A review by jdintr
Avid Reader: A Life by Robert Gottlieb

4.0

I teach a high school class of creative writing, and for the past few years I have included Gottlieb's interview with the Paris Review as part of the curriculum.

It is important for writers--especially young writers--to understand what an editor does. In this same vein, it is important for avid readers--the title of Gottlieb's book could just as easily identify his target audience as describe himself.

Gottlieb's account reads as a Who's Who of the past sixty years of American publishing. He includes tasty nuggets about writers like Toni Morrison, John Le Carre, Joseph Heller, Kathryn Hepburn, and a host of others, but Gottlieb also introduces behind-the-scenes players from his career in the industry, first at Simon & Schuster, then at Knopf, and including an interim, 5-year stint at The New Yorker (the later of which is the only area where some scores are settled in a tome that is overwhelmingly positive and self-deprecating).

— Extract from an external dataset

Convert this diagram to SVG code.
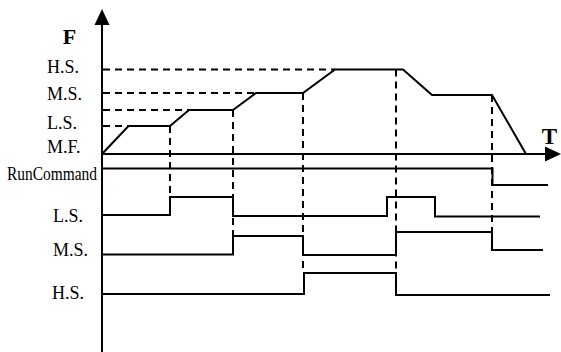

One challenge for this Gen-X reader (who is the same age as Gottlieb's daughter) was keeping track of the names. Gottlieb usually uses first names or nicknames in profiles--the index is nine pages, which means there are more than one of many common names like Bob's own--and I found myself needing to read back from time to time to figure out which "Bob," "Kate," or "Peter" he was referring to.

This book gets four stars because that's the rating that I give to books that I can't help but pass along to students or friends.